The Hidden Power of Pain
Our physical bodies are literally hard wired to avoid pain at all costs – pain equals a threat to our very existence. However, as conscious beings who are far more than just our physical body we often respond to emotional pain in the same way – it is to be avoided at all costs.
It is quite understandable that many would think ‘What is the point? It hurts, why would I want to feel that?’
Emotional pain, just like anything else is energy and emotional pain that is avoided, denied or buried is stored energy. Each time we store any type of energy it needs a container and herein lies the problem and the challenge. So let’s start by asking the question: How much energy does it take to keep the container around the pain we don’t wish to feel? Another way of asking this very question is the following:
What would your life look like if you had free access to all the energy you are using to avoid emotional pain?
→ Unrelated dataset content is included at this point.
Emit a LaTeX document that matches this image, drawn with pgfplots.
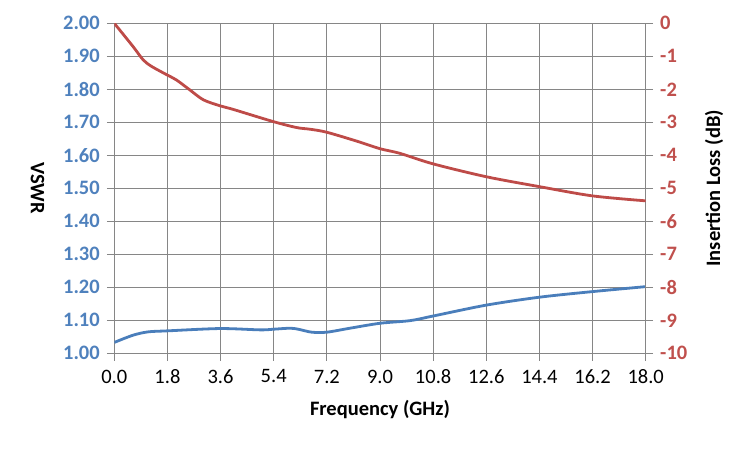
\documentclass[border=0pt]{standalone}
\usepackage{fontspec}
\setmainfont{Carlito}
\usepackage{pgfplots}
\pgfplotsset{compat=1.18}
\definecolor{vblue}{HTML}{4A7EBB}
\definecolor{ired}{HTML}{BE4B48}
\definecolor{lblue}{HTML}{4F81BD}
\definecolor{lred}{HTML}{C0504D}
\definecolor{gridgray}{HTML}{868686}
\begin{document}
\fontsize{20.5bp}{24bp}\selectfont
\begin{tikzpicture}
\useasboundingbox (-114.3bp,-96.7bp) rectangle (635.7bp,353.3bp);
\pgfplotsset{
  common/.style={
    at={(0,0)}, anchor=south west,
    scale only axis, width=531.4bp, height=330bp,
    xmin=0, xmax=18,
    axis line style={gridgray, line width=0.75bp, -},
    tick style={gridgray, line width=0.75bp},
    tick align=outside, major tick length=7.5bp,
    /pgf/number format/assume math mode=true,
    label style={font=\fontsize{20.5bp}{24bp}\selectfont\bfseries},
    tick label style={font=\fontsize{20.5bp}{24bp}\selectfont},
  }
}
\begin{axis}[common,
  ymin=1, ymax=2,
  axis x line*=bottom, axis y line*=left,
  xtick={0,1.8,3.6,5.4,7.2,9,10.8,12.6,14.4,16.2,18},
  ytick={1,1.1,1.2,1.3,1.4,1.5,1.6,1.7,1.8,1.9,2},
  xticklabel style={yshift=-2bp, /pgf/number format/fixed, /pgf/number format/fixed zerofill, /pgf/number format/precision=1},
  yticklabel style={color=lblue, font=\fontsize{20.5bp}{24bp}\selectfont\bfseries,
    /pgf/number format/fixed, /pgf/number format/fixed zerofill, /pgf/number format/precision=2},
  grid=major, major grid style={gridgray, line width=0.75bp},
  xlabel={Frequency (GHz)},
  xlabel style={at={(axis description cs:0.5,-0.1718)}, anchor=center},
  ylabel={VSWR},
  ylabel style={at={(axis description cs:-0.1445,0.5)}, anchor=center, rotate=180},
]
\addplot[vblue, line width=2.8bp, smooth, tension=0.5] coordinates {
(0,1.033) (0.64,1.055) (1.15,1.065) (1.8,1.068) (3.58,1.075) (4.94,1.071)
(5.39,1.073) (5.95,1.076) (6.23,1.073) (6.69,1.064) (7.2,1.064) (7.98,1.076)
(9.0,1.091) (10.02,1.099) (10.8,1.113) (12.6,1.146) (14.4,1.170) (16.2,1.187) (18,1.202)
};
\end{axis}
\begin{axis}[common,
  ymin=-10, ymax=0,
  axis x line=none, axis y line*=right,
  ytick={-10,-9,-8,-7,-6,-5,-4,-3,-2,-1,0},
  yticklabel style={color=lred, font=\fontsize{20.5bp}{24bp}\selectfont\bfseries},
  ylabel={Insertion Loss (dB)},
  ylabel style={at={(axis description cs:1.1285,0.5)}, anchor=center, rotate=0},
]
\addplot[ired, line width=2.8bp, smooth, tension=0.5] coordinates {
(0,0) (0.64,-0.71) (0.98,-1.11) (1.27,-1.31) (1.8,-1.57) (2.11,-1.72) (2.56,-2.02)
(3.02,-2.32) (3.58,-2.50) (4.03,-2.61) (5.39,-2.98) (6.18,-3.16) (6.63,-3.21)
(7.19,-3.30) (8.21,-3.57) (9.0,-3.80) (9.67,-3.94) (10.8,-4.26) (12.6,-4.65)
(14.4,-4.95) (16.2,-5.23) (18,-5.38)
};
\end{axis}
\end{tikzpicture}
\end{document}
Each of us seeks a life full of meaningful connection, creative expression and the fulfilment of our needs and deeper longings. However, it is our stored pain and the culturally supported fear of vulnerability that keeps many of us locked in a prison with little to no way out until at times the relentless flow of life forces us to face what has possibly been avoided for years or even decades. How would it be if instead of waiting for love and fortune to appear to allow ourselves to live from an undefended heart? Fear and vulnerability are two almost forbidden feelings and yet within them lie some of the keys to the inner liberation that we all seek.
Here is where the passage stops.